In the late nineties Marvel comics was in a dire financial situation. It isn’t an exaggeration to say many writers were well aware that these could be the last Marvel […]

In the late nineties Marvel comics was in a dire financial situation. It isn’t an exaggeration to say many writers were well aware that these could be the last Marvel comics ever written. It was not a good time for Marvel itself, but it was a time for Marvel to bring in an era-defining number of writers. Brian Michael Bendis came over and began the Ultimate Spider-man book, which he still he still writes today, as well as his later work of New Avengers. Mark Millar was brought on to work on things like Wolverine: Enemy of The State and Civil War could be said to have been definitive title for the creative state of Marvel in the 00’s. Garth Ennis began the Punisher story Welcome Back Frank which ended up launching the Punisher: Max series, both of which are considered the high points of the character.

Amid this creative restructuring was Grant Morrison and his forty-issue run on New X-men.

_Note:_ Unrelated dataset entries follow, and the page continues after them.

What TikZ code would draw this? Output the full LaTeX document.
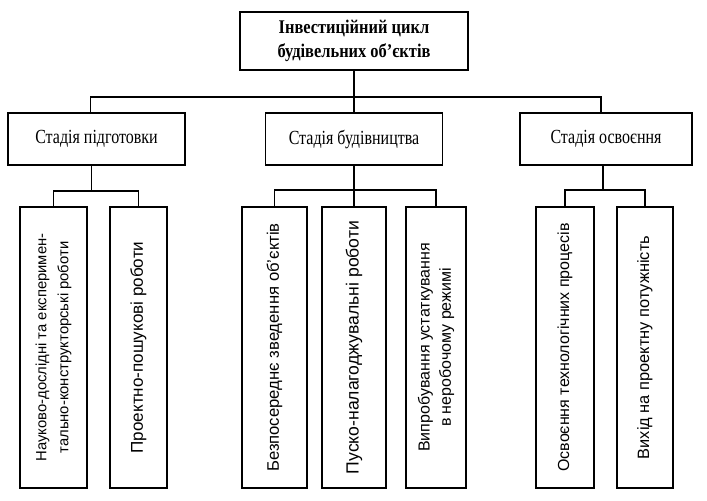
\documentclass[tikz,border=0pt]{standalone}
\usepackage{fontspec}
\setmainfont{Liberation Serif}
\newfontfamily\condserif[FakeStretch=0.8]{Liberation Serif}
\newfontfamily\condbold[FakeStretch=0.85]{Liberation Serif}
\setsansfont{Liberation Sans}
\usetikzlibrary{calc}
\begin{document}
\begin{tikzpicture}[x=0.75pt,y=-0.75pt,
  every node/.style={inner sep=0pt, outer sep=0pt},
  box/.style={draw, line width=1.1pt, align=center},
  titlebox/.style={box, minimum width=171pt, minimum height=43.5pt,
     font=\condbold\fontsize{14.5}{18}\selectfont\bfseries},
  stagebox/.style={box, minimum height=39pt,
     font=\condserif\fontsize{15}{18}\selectfont},
  leafbox/.style={box, rotate=90, minimum width=210.75pt},
  conn/.style={line width=1.1pt}]
\useasboundingbox (0,0) rectangle (707,500);
% top
\node[titlebox] (top) at (354,41) {Інвестиційний цикл\\будівельних об’єктів};
% stages
\node[stagebox, minimum width=132.75pt] (s1) at (96.5,139) {Стадія підготовки};
\node[stagebox, minimum width=132.75pt] (s2) at (354,139) {Стадія будівництва};
\node[stagebox, minimum width=129pt] (s3) at (606,139) {Стадія освоєння};
% leaves
\node[leafbox, minimum height=50.25pt, font=\sffamily\fontsize{11.1}{16.5}\selectfont] (l1) at (53.5,347.5) {Науково-дослідні та експеримен-\\тально-конструкторські роботи};
\node[leafbox, minimum height=42.75pt, font=\sffamily\fontsize{12.8}{16}\selectfont] (l2) at (138.5,347.5) {Проектно-пошукові роботи};
\node[leafbox, minimum height=48.75pt, font=\sffamily\fontsize{12.5}{16}\selectfont] (l3) at (274.5,347.5) {Безпосереднє зведення об’єктів};
\node[leafbox, minimum height=48pt, font=\sffamily\fontsize{13.2}{16}\selectfont] (l4) at (354,347.5) {Пуско-налагоджувальні роботи};
\node[leafbox, minimum height=45pt, font=\sffamily\fontsize{12}{16}\selectfont] (l5) at (436,347.5) {Випробування устаткування\\в неробочому режимі};
\node[leafbox, minimum height=43.5pt, font=\sffamily\fontsize{12}{16}\selectfont] (l6) at (565,347.5) {Освоєння технологічних процесів};
\node[leafbox, minimum height=42pt, font=\sffamily\fontsize{12.3}{16}\selectfont] (l7) at (645,347.5) {Вихід на проектну потужність};
% connectors top -> stages
\coordinate (b0) at (354,97);
\coordinate (s1up) at ($(s1.north)+(-6,0)$);
\coordinate (s3up) at ($(s3.north)+(-5,0)$);
\draw[conn] (top.south) -- (s2.north);
\draw[conn] (s1up) |- (b0) -| (s3up);
% stage 1
\coordinate (s1dn) at ($(s1.south)+(-5,0)$);
\coordinate (b1) at ($(s1dn)+(0,26)$);
\draw[conn] (s1dn) -- (b1);
\draw[conn] (l1.east) |- (b1) -| (l2.east);
% stage 2
\coordinate (b2) at (354,190);
\draw[conn] (s2.south) -- (l4.east);
\draw[conn] (l3.east) |- (b2) -| (l5.east);
% stage 3
\coordinate (s3dn) at ($(s3.south)+(-3,0)$);
\coordinate (b3) at ($(s3dn)+(0,25)$);
\draw[conn] (s3dn) -- (b3);
\draw[conn] (l6.east) |- (b3) -| (l7.east);
\end{tikzpicture}
\end{document}
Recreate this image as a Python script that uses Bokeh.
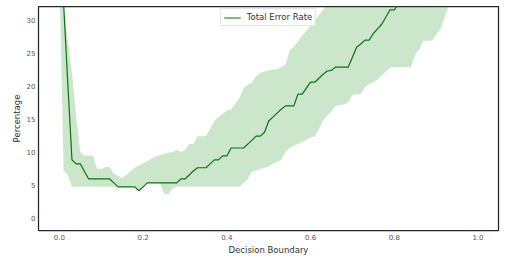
from bokeh.plotting import figure
from bokeh.models import Range1d, FixedTicker, Legend, LegendItem, ColumnDataSource
from bokeh.embed import file_html
from bokeh.resources import INLINE

# Decision boundary grid (0.00 .. 1.00 in steps of 0.01)
boundary = [round(i * 0.01, 2) for i in range(101)]

# Mean total error rate (%)
error_rate = [
    60.0, 32.5, 20.4, 8.8, 8.2, 8.2, 7.0, 5.9, 5.9, 5.9,
    5.9, 5.9, 5.9, 5.3, 4.7, 4.7, 4.7, 4.7, 4.7, 4.1,
    4.7, 5.3, 5.3, 5.3, 5.3, 5.3, 5.3, 5.3, 5.3, 5.9,
    5.9, 6.5, 7.1, 7.6, 7.6, 7.6, 8.2, 8.8, 8.8, 9.4,
    9.4, 10.6, 10.6, 10.6, 10.6, 11.2, 11.8, 12.4, 12.4, 13.0,
    14.7, 15.3, 15.9, 16.5, 17.0, 17.0, 17.0, 18.8, 18.8, 19.7,
    20.6, 20.6, 21.2, 21.8, 22.3, 22.4, 22.9, 22.9, 22.9, 22.9,
    24.4, 25.9, 26.4, 27.0, 27.0, 28.0, 28.7, 29.4, 30.5, 31.6,
    31.6, 32.5, 33.0, 33.6, 34.2, 34.8, 35.4, 36.1, 36.8, 37.5,
    38.2, 38.9, 39.6, 40.2, 40.9, 41.5, 42.1, 42.8, 43.4, 44.0,
    44.6,
]

# Lower edge of the spread band (%)
error_low = [
    37.0, 7.2, 6.5, 4.7, 4.7, 4.7, 4.7, 4.7, 4.7, 4.7,
    4.7, 4.7, 4.7, 4.7, 4.7, 4.7, 4.7, 4.7, 4.7, 4.1,
    4.7, 5.3, 5.3, 5.3, 5.3, 3.6, 3.6, 4.4, 4.7, 4.7,
    4.7, 4.7, 4.7, 4.7, 4.7, 4.7, 4.7, 4.7, 4.7, 4.7,
    4.7, 4.7, 4.7, 4.7, 5.3, 5.9, 7.0, 7.2, 7.4, 7.6,
    7.8, 8.2, 8.5, 8.8, 10.0, 10.6, 11.0, 11.2, 11.5, 11.8,
    12.2, 12.4, 13.5, 14.8, 15.5, 16.2, 17.0, 17.1, 17.2, 17.6,
    18.6, 18.8, 18.8, 19.8, 20.3, 20.6, 21.0, 21.7, 22.2, 22.8,
    22.9, 22.9, 22.9, 22.9, 22.9, 24.8, 25.6, 26.9, 26.9, 26.9,
    27.8, 28.6, 30.4, 32.2, 34.0, 35.0, 36.0, 37.0, 38.0, 39.0,
    40.0,
]

# Upper edge of the spread band (%)
error_high = [
    60.0, 32.5, 27.0, 22.0, 15.3, 10.0, 9.45, 9.45, 9.45, 7.4,
    7.4, 7.7, 7.7, 6.7, 6.4, 6.0, 6.5, 7.1, 7.6, 8.0,
    8.3, 8.6, 9.0, 9.3, 9.5, 9.7, 9.9, 10.0, 10.3, 10.0,
    10.3, 11.2, 11.2, 12.4, 12.4, 12.4, 13.5, 14.7, 15.3, 15.8,
    16.3, 16.5, 17.3, 18.2, 19.7, 20.2, 20.6, 21.5, 22.0, 22.2,
    22.4, 22.5, 22.6, 22.9, 23.2, 25.5, 26.0, 26.8, 27.7, 28.4,
    29.2, 30.0, 30.8, 31.6, 32.4, 33.2, 33.9, 34.6, 35.3, 36.0,
    36.7, 37.4, 38.1, 38.8, 39.5, 40.2, 40.9, 41.6, 42.3, 43.0,
    43.7, 44.4, 45.1, 45.8, 46.5, 47.2, 47.9, 48.6, 49.3, 50.0,
    50.7, 51.4, 52.1, 52.8, 53.5, 54.2, 54.9, 55.6, 56.3, 57.0,
    57.7,
]

x_ticks = [0.0, 0.2, 0.4, 0.6, 0.8, 1.0]
x_tick_labels = ["0.0", "0.2", "0.4", "0.6", "0.8", "1.0"]
y_ticks = [0, 5, 10, 15, 20, 25, 30]

FONT = "DejaVu Sans"

p = figure(
    width=523, height=262,
    output_backend="svg", toolbar_location=None,
    x_range=Range1d(-0.05, 1.049), y_range=Range1d(-1.93, 32.1),
    min_border_left=38, min_border_right=25, min_border_top=6, min_border_bottom=32,
)
p.background_fill_color = "white"
p.border_fill_color = "white"
p.outline_line_color = "#262626"
p.outline_line_width = 1.25
p.grid.visible = False

src = ColumnDataSource(dict(x=boundary, y=error_rate, lo=error_low, hi=error_high))
p.varea(x="x", y1="lo", y2="hi", source=src, fill_color="green", fill_alpha=0.2)
r = p.line("x", "y", source=src, line_color="#0a740a", line_width=1.2)

p.xaxis.ticker = FixedTicker(ticks=x_ticks)
p.xaxis.major_label_overrides = {t: l for t, l in zip(x_ticks, x_tick_labels)}
p.yaxis.ticker = FixedTicker(ticks=y_ticks)

for ax in (p.xaxis[0], p.yaxis[0]):
    ax.axis_line_color = None
    ax.major_tick_line_color = None
    ax.minor_tick_line_color = None
    ax.major_tick_out = 0
    ax.major_tick_in = 0
    ax.major_label_text_font = FONT
    ax.major_label_text_font_size = "7px"
    ax.major_label_text_color = "#555555"
    ax.axis_label_text_font = FONT
    ax.axis_label_text_font_size = "8.5px"
    ax.axis_label_text_font_style = "normal"
    ax.axis_label_text_color = "#333333"
    ax.major_label_standoff = 3
    ax.axis_label_standoff = 2

p.xaxis.axis_label = "Decision Boundary"
p.yaxis.axis_label = "Percentage"

legend = Legend(
    items=[LegendItem(label="Total Error Rate", renderers=[r])],
    location="top_center",
    label_text_font=FONT,
    label_text_font_size="8.5px",
    label_text_color="#333333",
    glyph_width=17, glyph_height=9, label_height=9,
    label_standoff=6, padding=3, margin=2, spacing=0,
    border_line_color="#cccccc", border_line_width=1,
    background_fill_color="white", background_fill_alpha=0.8,
)
p.add_layout(legend)

open("out.html", "w").write(file_html(p, INLINE))
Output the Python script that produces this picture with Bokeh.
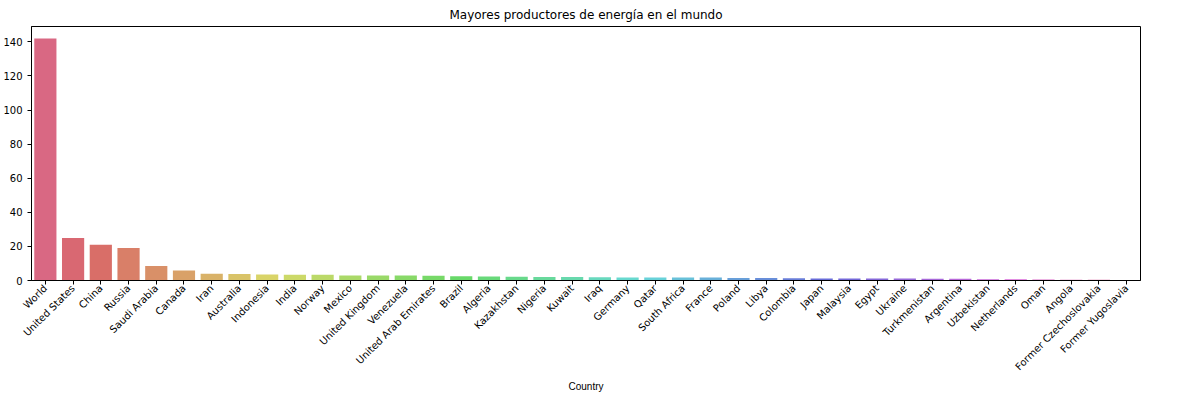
import colorsys
from math import pi
from bokeh.plotting import figure
from bokeh.models import ColumnDataSource, FactorRange
from bokeh.embed import file_html
from bokeh.resources import INLINE

countries = ["World", "United States", "China", "Russia", "Saudi Arabia", "Canada", "Iran",
             "Australia", "Indonesia", "India", "Norway", "Mexico", "United Kingdom", "Venezuela",
             "United Arab Emirates", "Brazil", "Algeria", "Kazakhstan", "Nigeria", "Kuwait", "Iraq",
             "Germany", "Qatar", "South Africa", "France", "Poland", "Libya", "Colombia", "Japan",
             "Malaysia", "Egypt", "Ukraine", "Turkmenistan", "Argentina", "Uzbekistan",
             "Netherlands", "Oman", "Angola", "Former Czechoslovakia", "Former Yugoslavia"]
production = [142, 25, 21, 19, 8.5, 5.8, 4.0, 3.8, 3.5, 3.4, 3.3, 3.0, 2.9, 2.9, 2.8, 2.5,
              2.4, 2.2, 2.0, 2.0, 1.9, 1.8, 1.8, 1.8, 1.7, 1.5, 1.4, 1.3, 1.2, 1.2, 1.1, 1.1,
              1.0, 1.0, 0.8, 0.7, 0.6, 0.5, 0.4, 0.3]

# husl-like palette, desaturated
colors = []
n = len(countries)
for i in range(n):
    h = (0.96 + i / n) % 1.0
    r, g, b = colorsys.hls_to_rgb(h, 0.63, 0.6)
    colors.append("#%02x%02x%02x" % (int(r * 255), int(g * 255), int(b * 255)))

src = ColumnDataSource(dict(x=countries, y=production, c=colors))

p = figure(x_range=FactorRange(*countries, range_padding=0), y_range=(0, 149),
           width=1162, height=395, output_backend="svg", toolbar_location=None,
           title="Mayores productores de energía en el mundo",
           min_border_left=26, min_border_right=22, min_border_top=4, min_border_bottom=0)
p.vbar(x="x", top="y", width=0.8, fill_color="c", line_color=None, source=src)

p.title.align = "center"
p.title.text_font_style = "normal"
p.title.text_font = "DejaVu Sans"
p.title.text_font_size = "12px"
p.title.text_color = "black"
p.xgrid.visible = False
p.ygrid.visible = False
p.outline_line_color = "black"
p.outline_line_alpha = 1
p.xaxis.major_label_orientation = pi / 4
p.xaxis.axis_label = "Country"
p.xaxis.axis_label_text_font_style = "normal"
p.xaxis.axis_label_text_font_size = "10px"
p.xaxis.axis_label_text_color = "black"
p.xaxis.axis_label_standoff = 2
p.xaxis.major_label_standoff = 2
p.yaxis.ticker = [0, 20, 40, 60, 80, 100, 120, 140]
for ax in (p.xaxis, p.yaxis):
    ax.major_label_text_font_size = "10px"
    ax.major_label_text_font = "DejaVu Sans"
    ax.major_label_text_color = "black"
    ax.minor_tick_line_color = None
    ax.major_tick_in = 0
    ax.major_tick_out = 4
    ax.axis_line_color = "black"

open("out.html", "w").write(file_html(p, INLINE))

Morrison’s take on the X-men is a significantly darker one, choosing to reverse the idea of a sprawling soap opera with a racism analogue in the background. Instead of being superheroes the X-men were decked out in black leather and struggling with the urban and personal issues mutant-kind faced. It’s also perhaps the darkest the X-men have ever been. The second issue ends with an act of mass genocide on the mutant country of Genosha. It’s also worth noting that this genocide is headed off by giant fist-shaped jet crashing into a skyscraper Magneto is in mere months before the horrific events of September 11, 2001. (Morrison even notes the eerie timing in his book Supergods)

Such a dark take puts the idea of the mutants as a race to the forefront and shakes up the very foundations of X-men by eliminating a long-standing fixture along with one of the most popular supervillains in all of comics. Don’t worry, he gets better. This scene sets the stage for Morrison’s entire run on the X-men. What can mutants do and what is the mutant experience like? The emphasis on this book is on the mutant aspect. Mutants are not just an analogue for prejudice in Morrison’s book, they are their own culture and species in their own right with all that is entailed by that.